La loi n°2004-204 du 9 mars 2004, dite Perben II, a donc créé les articles 803-2 et 803-3 du code de procédure pénale. Désormais, la personne déférée doit comparaître devant le magistrat le jour où sa garde à vue prend fin. Par dérogation au droit commun, l’article 803-3 autorise, « en cas de nécessité » une comparution « le jour suivant ». Cette nécessité doit être justifiée par des contraintes matérielles (Crim. 13 juin 2018). A cette fin, l’intéressé est retenu « dans des locaux de la juridiction spécialement aménagés, à la condition que cette comparution intervienne au plus tard dans un délai de vingt heures à compter de l’heure à laquelle la garde à vue a été levée, à défaut de quoi l’intéressé est immédiatement remis en liberté ». Différentes garanties, pour certaines similaires à celles édictées pour la garde à vue (avocat, médecin, alimentation…), sont prévues au profit de l’intéressé.

Dans sa décision du 17 décembre 2010, le Conseil constitutionnel avait mis en garde le législateur. S’il est possible de retenir au « petit dépôt » une personne dont la garde à vue a été prolongée par le parquet, c’est à condition que l’intéressé soit présenté à un magistrat du siège, et non du parquet, avant l’expiration du délai de vingt-heures.

Une question restait en suspens : cette comparution devant le magistrat du siège doit-elle revêtir une forme particulière ?

L’affaire qui nous occupe y répond. Faute d’escorte disponible, le juge d’instruction suit un modus operandi assez artificiel, dans le seul but d’interrompre le délai de l’article 803-3 du code de procédure pénale. Il relève l’identité de la personne déférée puis, deux minutes après le début de cet interrogatoire, inscrit au procès-verbal : « vu l’heure de levée de garde à vue l’impossibilité de nous présenter la personne visée dans le délai imparti, interrompons le délai à 13h57, indiquons au mis en cause que nous le réentendrons plus tard dans l’après-midi pour procéder à son interrogatoire de première comparution ». L’interrogatoire reprend plus d’une heure après, soit après l’expiration du délai légal.
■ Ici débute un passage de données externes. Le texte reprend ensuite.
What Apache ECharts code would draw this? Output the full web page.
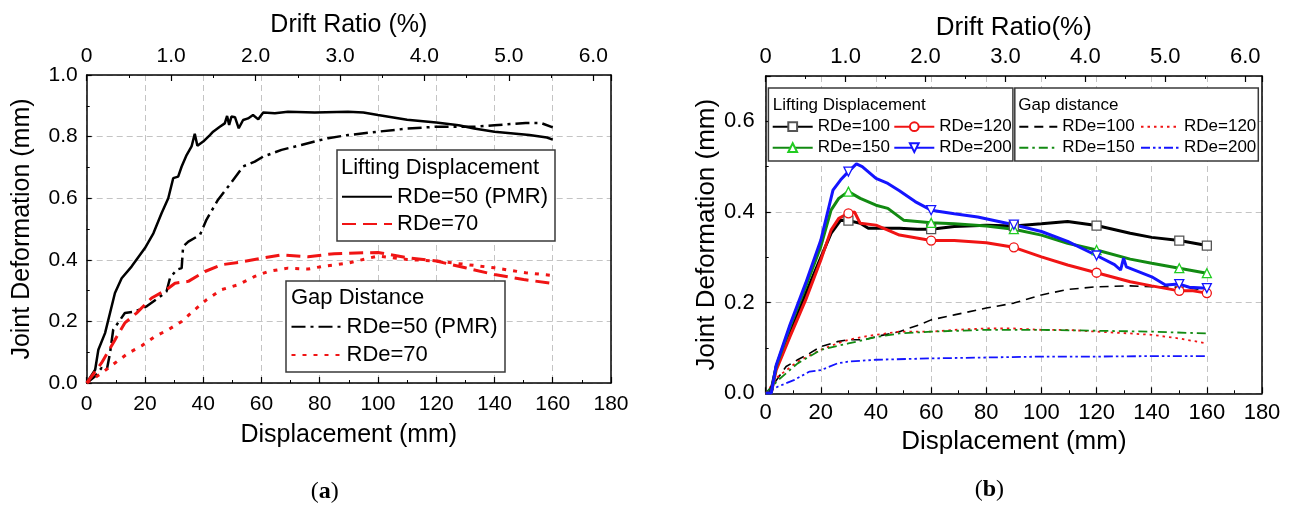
<!DOCTYPE html>
<html><head><meta charset="utf-8">
<script src="https://cdn.jsdelivr.net/npm/echarts/dist/echarts.min.js"></script>
<style>html,body{margin:0;padding:0;background:#fff}#c{width:1293px;height:506px}</style>
</head><body><div id="c"></div>
<script>
// ---------- Chart (a) data : [displacement mm, joint deformation mm] ----------
const a_lift50 = [[0,0],[2.9,0.043],[4,0.108],[6.3,0.162],[9.7,0.292],[12,0.34],[15.4,0.378],[20,0.438],[22.9,0.486],[25.7,0.551],[28,0.6],[29.7,0.665],[31.4,0.67],[32.6,0.703],[34.3,0.74],[36,0.768],[37.1,0.809],[38,0.77],[40,0.784],[42.3,0.805],[43.4,0.816],[45.7,0.832],[47.4,0.843],[48.2,0.867],[48.9,0.838],[49.7,0.865],[50.9,0.863],[52.2,0.827],[53.7,0.854],[55.4,0.859],[57.1,0.87],[58.9,0.856],[60.6,0.878],[64.6,0.876],[69.1,0.881],[78.3,0.878],[89.7,0.881],[95,0.878],[100,0.87],[110,0.855],[120,0.846],[127.7,0.837],[133,0.826],[140,0.816],[152,0.805],[158,0.797],[160,0.79]];
const a_lift70 = [[0,0],[5.1,0.065],[9.7,0.14],[13.1,0.195],[17.1,0.227],[22.3,0.276],[27.4,0.303],[30.3,0.324],[34.9,0.33],[40.6,0.362],[46.3,0.384],[52,0.391],[60,0.405],[66.9,0.416],[76,0.41],[85,0.42],[100,0.424],[110,0.407],[120,0.396],[130,0.374],[140,0.352],[150,0.336],[160,0.323]];
const a_gap50 = [[0,0],[2.9,0.022],[5.1,0.049],[6.9,0.043],[8,0.097],[9.1,0.173],[13.1,0.227],[16.6,0.232],[20.6,0.249],[24.6,0.276],[27.4,0.297],[28.6,0.341],[30.9,0.368],[32.6,0.373],[33.1,0.443],[34.9,0.459],[38.9,0.481],[41.1,0.53],[45.1,0.595],[48.6,0.638],[53.7,0.703],[57.7,0.719],[60.6,0.735],[66.9,0.757],[73.7,0.773],[82.9,0.795],[89.7,0.805],[100,0.816],[110,0.826],[120,0.832],[133,0.832],[140,0.837],[150.7,0.844],[156,0.844],[160,0.83]];
const a_gap70 = [[0,0],[5.1,0.032],[9.7,0.065],[14.3,0.097],[18.9,0.121],[23.4,0.151],[28,0.173],[32.6,0.2],[37.1,0.238],[41.1,0.27],[46.3,0.303],[52,0.319],[57.7,0.346],[62.3,0.362],[69.1,0.373],[76,0.37],[80.6,0.378],[89.7,0.389],[96.6,0.405],[100,0.412],[110,0.401],[120,0.396],[130,0.385],[140,0.374],[150.7,0.358],[160,0.349]];

// ---------- Chart (b) data ----------
const b_lift100 = [[0,0],[1.7,0],[3.8,0.059],[8.8,0.132],[14.5,0.22],[20,0.3],[23.7,0.353],[27.2,0.382],[30,0.381],[34.3,0.375],[37.2,0.364],[40,0.364],[48.5,0.364],[55,0.362],[60,0.362],[68.4,0.368],[80,0.371],[90,0.369],[100,0.374],[109.5,0.379],[120,0.37],[132.2,0.353],[140,0.344],[150,0.337],[160,0.326]];
const b_lift120 = [[0,0],[2,0],[3.8,0.051],[8.8,0.125],[14.5,0.206],[20,0.294],[23.7,0.36],[26.5,0.386],[30,0.397],[32.2,0.4],[34.3,0.375],[40,0.371],[44.3,0.36],[48.5,0.349],[60,0.337],[68.4,0.337],[80,0.332],[90,0.322],[100,0.301],[109.5,0.283],[120,0.266],[132.2,0.246],[140,0.237],[150,0.226],[155,0.226],[160,0.221]];
const b_lift150 = [[0,0],[2,0],[3.8,0.059],[8.8,0.147],[14.5,0.235],[20,0.324],[23.7,0.404],[26.5,0.43],[30,0.445],[34.3,0.43],[40,0.415],[44.3,0.408],[50,0.382],[60,0.376],[68.4,0.374],[80,0.369],[90,0.362],[100,0.349],[109.5,0.331],[120,0.316],[132.2,0.296],[140,0.287],[150,0.276],[160,0.265]];
const b_lift200 = [[0,0],[2,0],[3.8,0.062],[8.8,0.151],[14.5,0.243],[20,0.338],[24.4,0.448],[27.2,0.471],[30,0.489],[32.9,0.506],[35,0.5],[40,0.474],[44.3,0.463],[48.5,0.447],[54.2,0.423],[60,0.404],[68.4,0.396],[76.9,0.389],[90,0.372],[100,0.357],[109.5,0.335],[120,0.304],[126.5,0.284],[128.7,0.272],[129.8,0.298],[130.8,0.279],[140,0.257],[145,0.239],[150,0.241],[153.6,0.234],[160,0.232]];
const b_gap100 = [[0,0],[3.1,0.022],[7.4,0.059],[11.6,0.074],[15.9,0.088],[20,0.103],[26,0.114],[30,0.118],[35.7,0.118],[40,0.125],[48.5,0.136],[55.6,0.151],[60,0.162],[68.4,0.173],[80,0.188],[90,0.199],[100,0.217],[109.5,0.229],[120,0.235],[132.2,0.237],[140,0.235],[150,0.234],[160,0.228]];
const b_gap120 = [[0,0],[4.5,0.037],[11.6,0.07],[20,0.096],[26,0.11],[30,0.118],[35.7,0.125],[40,0.129],[48.5,0.136],[60,0.136],[68.4,0.14],[80,0.143],[90,0.143],[100,0.14],[109.5,0.14],[120,0.136],[132.2,0.132],[140,0.129],[150,0.121],[160,0.11]];
const b_gap150 = [[0,0],[4.5,0.029],[11.6,0.066],[20,0.096],[30,0.11],[40,0.124],[48.5,0.132],[60,0.136],[80,0.14],[100,0.14],[120,0.138],[140,0.136],[160,0.132]];
const b_gap200 = [[0,0],[4.5,0.015],[10.2,0.029],[15.9,0.048],[20,0.051],[26,0.066],[30,0.07],[40,0.074],[60,0.077],[80,0.079],[100,0.081],[120,0.081],[140,0.082],[160,0.082]];

const markerX = [30, 60, 90, 120, 150, 160];
const driftMax = 6.21;

const FONT = 'Liberation Sans, Arial, sans-serif';
const SERIF = 'Liberation Serif, Times New Roman, serif';
const chart = echarts.init(document.getElementById('c'), null, {renderer: 'canvas'});

function withMarkers(pts) {
  return pts.map(p => markerX.includes(p[0]) ? {value: p} : {value: p, symbol: 'none'});
}
function xBottom(grid, fs, margin, name, nfs, gap) {
  return {type: 'value', gridIndex: grid, position: 'bottom', min: 0, max: 180, interval: 20,
    axisLine: {show: true, onZero: false, lineStyle: {color: '#000', width: 1.5}},
    axisTick: {show: true, inside: true, length: 6, lineStyle: {color: '#000', width: 1.2}},
    minorTick: {show: true, splitNumber: 2, length: 3, lineStyle: {color: '#000', width: 1}},
    axisLabel: {show: true, color: '#000', fontSize: fs, fontFamily: FONT, margin: margin},
    splitLine: {show: true, lineStyle: {color: '#c4c4c4', width: 1, type: [6, 4]}},
    name: name, nameLocation: 'middle', nameGap: gap,
    nameTextStyle: {color: '#000', fontSize: nfs, fontFamily: FONT}};
}
function xTop(grid, fs, margin, name, nfs, gap) {
  return {type: 'value', gridIndex: grid, position: 'top', min: 0, max: driftMax, interval: 1,
    axisLine: {show: true, onZero: false, lineStyle: {color: '#000', width: 1.5}},
    axisTick: {show: true, inside: true, length: 6, lineStyle: {color: '#000', width: 1.2}},
    minorTick: {show: true, splitNumber: 2, length: 3, lineStyle: {color: '#000', width: 1}},
    axisLabel: {show: true, color: '#000', fontSize: fs, fontFamily: FONT, margin: margin, showMaxLabel: false,
      formatter: v => v === 0 ? '0' : v.toFixed(1)},
    splitLine: {show: false},
    name: name, nameLocation: 'middle', nameGap: gap,
    nameTextStyle: {color: '#000', fontSize: nfs, fontFamily: FONT}};
}
function yLeft(grid, max, fs, margin, name, nfs, gap) {
  return {type: 'value', gridIndex: grid, position: 'left', min: 0, max: max, interval: 0.2,
    axisLine: {show: true, onZero: false, lineStyle: {color: '#000', width: 1.5}},
    axisTick: {show: true, inside: true, length: 5, lineStyle: {color: '#000', width: 1.2}},
    minorTick: {show: true, splitNumber: 2, length: 3, lineStyle: {color: '#000', width: 1}},
    axisLabel: {show: true, color: '#000', fontSize: fs, fontFamily: FONT, margin: margin, showMaxLabel: max === 1,
      formatter: v => v.toFixed(1)},
    splitLine: {show: true, lineStyle: {color: '#c4c4c4', width: 1, type: [6, 4]}},
    name: name, nameLocation: 'middle', nameGap: gap,
    nameTextStyle: {color: '#000', fontSize: nfs, fontFamily: FONT}};
}
function yRight(grid, max) {
  return {type: 'value', gridIndex: grid, position: 'right', min: 0, max: max, interval: 0.2,
    axisLine: {show: true, onZero: false, lineStyle: {color: '#000', width: 1.5}},
    axisTick: {show: false}, axisLabel: {show: false}, splitLine: {show: false}};
}

function line(name, data, xi, yi, color, width, type, z) {
  return {name: name, type: 'line', xAxisIndex: xi, yAxisIndex: yi, data: data,
    symbol: 'none', smooth: false, z: z || 3,
    lineStyle: {color: color, width: width, type: type},
    itemStyle: {color: color}, emphasis: {disabled: true}};
}
function markedLine(name, pts, color, symbol, rotate, borderColor) {
  return {name: name, type: 'line', xAxisIndex: 2, yAxisIndex: 2, data: withMarkers(pts),
    symbol: symbol, symbolSize: 9, symbolRotate: rotate, z: 4,
    lineStyle: {color: color, width: 3, type: 'solid'},
    itemStyle: {color: '#fff', borderColor: borderColor, borderWidth: 1.3},
    emphasis: {disabled: true}};
}

const RED = '#f01414', BLUE = '#1414ff', GREEN = '#128a12', LGREEN = '#22cc22';
const fmt = n => n.replace(/^(Lifting|Gap) /, '');

function legend(names, left, top, iw, ih, gap, fs, lh, hideSymbol) {
  const l = {data: names, orient: 'vertical', left: left, top: top, itemWidth: iw, itemHeight: ih,
    itemGap: gap, padding: 0, selectedMode: false, z: 20, formatter: fmt,
    textStyle: {color: '#000', fontSize: fs, fontFamily: FONT, lineHeight: lh}};
  if (hideSymbol) l.itemStyle = {opacity: 0};
  return l;
}

function box(x, y, w, h, title, fs, tx, ty) {
  return [
    {type: 'rect', z: 15, shape: {x: x, y: y, width: w, height: h},
      style: {fill: '#fff', stroke: '#3a3a3a', lineWidth: 1.5}},
    {type: 'text', z: 16, x: tx, y: ty,
      style: {text: title, font: fs + 'px ' + FONT, fill: '#000', verticalAlign: 'middle'}}
  ];
}
function caption(letter, x, y) {
  return {type: 'text', x: x, y: y, style: {text: '{p|(}{b|' + letter + '}{p|)}', align: 'center', verticalAlign: 'middle',
    rich: {p: {font: '24px ' + SERIF, fill: '#000'}, b: {font: 'bold 24px ' + SERIF, fill: '#000'}}}};
}

const option = {
  animation: false,
  backgroundColor: '#fff',
  textStyle: {fontFamily: FONT},
  grid: [
    {left: 86.7, top: 75, width: 524.3, height: 308, containLabel: false},
    {left: 765.7, top: 76, width: 496.3, height: 317.3, containLabel: false}
  ],
  xAxis: [
    xBottom(0, 21, 11, 'Displacement (mm)', 25, 40),
    xTop(0, 21, 8, 'Drift Ratio (%)', 25, 37),
    xBottom(1, 22, 9, 'Displacement (mm)', 26, 34),
    xTop(1, 22, 8, 'Drift Ratio(%)', 26, 26)
  ],
  yAxis: [
    yLeft(0, 1, 21, 9, 'Joint Deformation (mm)', 25, 52),
    yRight(0, 1),
    yLeft(1, 0.7, 22, 11, 'Joint Deformation (mm)', 26, 41),
    yRight(1, 0.7)
  ],
  legend: [
    legend(['Lifting RDe=50 (PMR)', 'Lifting RDe=70'], 341, 185.7, 50, 14, 5.3, 22, 22, true),
    legend(['Gap RDe=50 (PMR)', 'Gap RDe=70'], 290.5, 315.7, 50, 14, 6.3, 22, 22, true),
    legend(['Lifting RDe=100', 'Lifting RDe=150'], 771.7, 116.2, 40, 11, 0, 17, 21, false),
    legend(['Lifting RDe=120', 'Lifting RDe=200'], 893.3, 116.2, 40, 11, 0, 17, 21, false),
    legend(['Gap RDe=100', 'Gap RDe=150'], 1018.3, 116.2, 38, 11, 0, 17, 21, true),
    legend(['Gap RDe=120', 'Gap RDe=200'], 1140, 116.2, 38, 11, 0, 17, 21, true)
  ],
  graphic: [].concat(
    box(337, 150, 218, 91, 'Lifting Displacement', 22, 341, 168),
    box(286, 281, 219, 91, 'Gap Distance', 22, 291, 298.3),
    box(768.4, 88, 244.5, 73, 'Lifting Displacement', 17, 772.7, 105),
    box(1014.8, 88, 243.5, 73, 'Gap distance', 17, 1018.3, 105),
    [caption('a', 324.7, 492), caption('b', 989.4, 490)]
  ),
  series: [
    line('Lifting RDe=50 (PMR)', a_lift50, 0, 0, '#000', 2.5, 'solid', 4),
    line('Lifting RDe=70', a_lift70, 0, 0, RED, 3, [14, 7], 4),
    line('Gap RDe=50 (PMR)', a_gap50, 0, 0, '#000', 2.5, [14, 5, 3, 5], 3),
    line('Gap RDe=70', a_gap70, 0, 0, RED, 3, [4, 7], 3),
    line('Gap RDe=100', b_gap100, 2, 2, '#000', 1.6, [9, 6], 3),
    line('Gap RDe=120', b_gap120, 2, 2, RED, 1.8, [2.5, 4], 3),
    line('Gap RDe=150', b_gap150, 2, 2, GREEN, 1.8, [9, 4, 2.5, 4], 3),
    line('Gap RDe=200', b_gap200, 2, 2, BLUE, 1.8, [9, 3, 2.5, 3, 2.5, 3], 3),
    markedLine('Lifting RDe=100', b_lift100, '#000', 'rect', 0, '#555'),
    markedLine('Lifting RDe=120', b_lift120, RED, 'circle', 0, RED),
    markedLine('Lifting RDe=150', b_lift150, GREEN, 'triangle', 0, LGREEN),
    markedLine('Lifting RDe=200', b_lift200, BLUE, 'triangle', 180, BLUE)
  ]
};
chart.setOption(option);
</script></body></html>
L’arrêt commenté valide ce procédé. Le magistrat instructeur peut donc interrompre le délai de vingt heures par une simple constatation d’identité et ce, sans même s’embarrasser de la présence d’un avocat. Il faut reconnaître que ce raisonnement, que nous qualifierons sobrement de pragmatique, tient compte du contexte parfois délétère dans lequel travaillent les magistrats instructeurs. Les contraintes de service, liées notamment aux difficultés d’obtenir des escortes, se généralisent. Elles troublent le travail du juge et l’obligent comme ici à inventer des artifices pour éviter des remises en liberté intempestives.
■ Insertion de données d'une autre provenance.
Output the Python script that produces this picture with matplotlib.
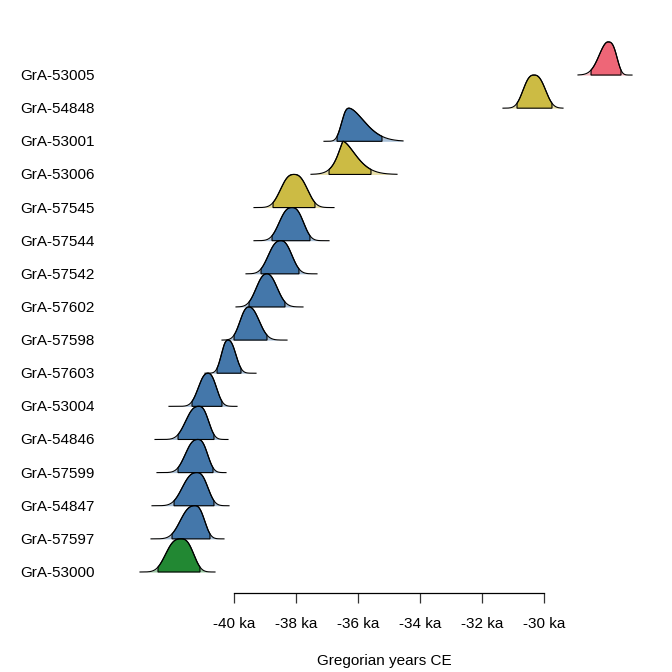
import numpy as np
import matplotlib
matplotlib.use('Agg')
import matplotlib.pyplot as plt
import matplotlib.transforms as mtransforms

plt.rcParams['font.family'] = ['Liberation Sans', 'DejaVu Sans']

# samples from top to bottom (years CE, negative = BCE)
labels = ['GrA-53005', 'GrA-54848', 'GrA-53001', 'GrA-53006', 'GrA-57545', 'GrA-57544',
          'GrA-57542', 'GrA-57602', 'GrA-57598', 'GrA-57603', 'GrA-53004', 'GrA-54846',
          'GrA-57599', 'GrA-54847', 'GrA-57597', 'GrA-53000']
peak = [-27935, -30323, -36290, -36484, -38065, -38129, -38484, -38935,
        -39516, -40194, -40839, -41129, -41161, -41194, -41258, -41710]
hdr_lo = [-28484, -30871, -36677, -36935, -38742, -38774, -39129, -39516,
          -40000, -40548, -41355, -41806, -41806, -41935, -42000, -42452]
hdr_hi = [-27516, -29742, -35226, -35581, -37387, -37548, -37903, -38355,
          -38935, -39774, -40387, -40645, -40677, -40645, -40774, -41097]
span_lo = [-28903, -31323, -37097, -37516, -39355, -39355, -39613, -39935,
           -40387, -40935, -42097, -42548, -42484, -42645, -42677, -43032]
span_hi = [-27161, -29387, -34548, -34742, -36774, -36935, -37323, -37774,
           -38290, -39290, -39903, -40194, -40258, -40161, -40323, -40613]
# how flat/peaked each side of the density looks (2 = normal)
shape_lo = [2.0, 2.6, 2.5, 1.3, 2.6, 2.6, 2.6, 2.4, 2.4, 2.4, 2.4, 2.6, 2.6, 2.6, 2.6, 2.8]
shape_hi = [3.0, 2.6, 1.7, 1.6, 2.6, 2.6, 2.4, 2.2, 2.2, 2.4, 2.4, 2.6, 2.6, 2.6, 2.6, 2.8]
groups = ['red', 'yellow', 'blue', 'yellow', 'yellow', 'blue', 'blue', 'blue',
          'blue', 'blue', 'blue', 'blue', 'blue', 'blue', 'blue', 'green']

palette = {'blue': '#4477AA', 'yellow': '#CCBB44', 'red': '#EE6677', 'green': '#228833'}
tick_years = [-40000, -38000, -36000, -34000, -32000, -30000]

fig = plt.figure(figsize=(6.72, 6.72), dpi=100)
ax = fig.add_axes([130 / 672, 79 / 672, 510 / 672, 563 / 672])
lab_tr = mtransforms.blended_transform_factory(fig.transFigure, ax.transData)

a = -np.log(0.15)  # density height at the 95% bounds
n = len(labels)
for i in range(n):
    base = n - i
    x = np.linspace(span_lo[i], span_hi[i], 500)
    left = x < peak[i]
    u = np.where(left, (peak[i] - x) / (peak[i] - hdr_lo[i]), (x - peak[i]) / (hdr_hi[i] - peak[i]))
    p = np.where(left, shape_lo[i], shape_hi[i])
    d = np.exp(-a * u ** p)
    col = palette[groups[i]]
    z = 2 + i * 3
    ax.fill_between(x, base, base + d, color=col, alpha=0.45, lw=0, zorder=z)
    m = (x >= hdr_lo[i]) & (x <= hdr_hi[i])
    xs = np.concatenate([[hdr_lo[i]], x[m], [hdr_hi[i]]])
    ys = np.concatenate([[base], base + d[m], [base]])
    ax.fill(xs, ys, facecolor=col, edgecolor='black', lw=0.8, zorder=z + 1)
    ax.plot(x, base + d, color='black', lw=0.8, zorder=z + 2)
    ax.text(20 / 672, base - 0.03, labels[i], transform=lab_tr, ha='left', va='center', fontsize=11)

x0 = -40000 + (130 - 234) * 1000 / 31
x1 = -40000 + (640 - 234) * 1000 / 31
ax.set_xlim(x0, x1)
ax.set_ylim(1 - 21 / 33.13, 1 + 542 / 33.13)

for sp in ['top', 'right', 'left']:
    ax.spines[sp].set_visible(False)
ax.spines['bottom'].set_bounds(-40000, -30000)
ax.spines['bottom'].set_linewidth(0.9)
ax.set_yticks([])
ax.set_xticks(tick_years)
ax.set_xticklabels([f'{t // 1000} ka' for t in tick_years], fontsize=11)
ax.tick_params(axis='x', length=7, width=0.9, pad=10, color='#333333')

fig.text(384 / 672, 1 - 661 / 672, 'Gregorian years CE', ha='center', va='center', fontsize=11)

fig.savefig('out.png', dpi=100)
S’il n’est pas question de minimiser l’importance de ces contraintes, on s’inquiétera de ce qu’elles imposent une lecture crispée des textes protecteurs des libertés individuelles. L’article 803-3 du code de procédure pénale est déjà un texte d’exception, unecommodité offerte aux magistrats pour faire face aux contraintes matérielles qu’ils rencontrent. En autorisant le juge à déroger artificiellement à la dérogation, la Cour de cassation érige les contraintes de service en mètre étalon des libertés individuelles. Le juste équilibre n’aurait-il pas consisté à demander au juge d’instruction un contrôle moins mécanique de la situation ? Par exemple, en s’assurant a minima que les droits de la personne maintenue dans les « petites geôles » depuis près de vingt heures ont été respectés ou même notifiés ? L’arrêt ne s’intéresse pas à la question de savoir si l’intéressé a pu s’alimenter, s’il a vu un médecin et un avocat, s’il a pu téléphoner à un proche… Autant de droits dont l’intéressé ne reçoit pas notification mais qui sont pourtant prévus par l’article 803-3 du code de procédure pénale et auxquels la Cour européenne des droits de l’homme s’était montrée attentive dans l’arrêt cité plus haut. La Constitution a érigé l’autorité judiciaire en « gardienne des libertés individuelles ». Ne laissons pas les contraintes de service réduire cette formule à une simple incantation.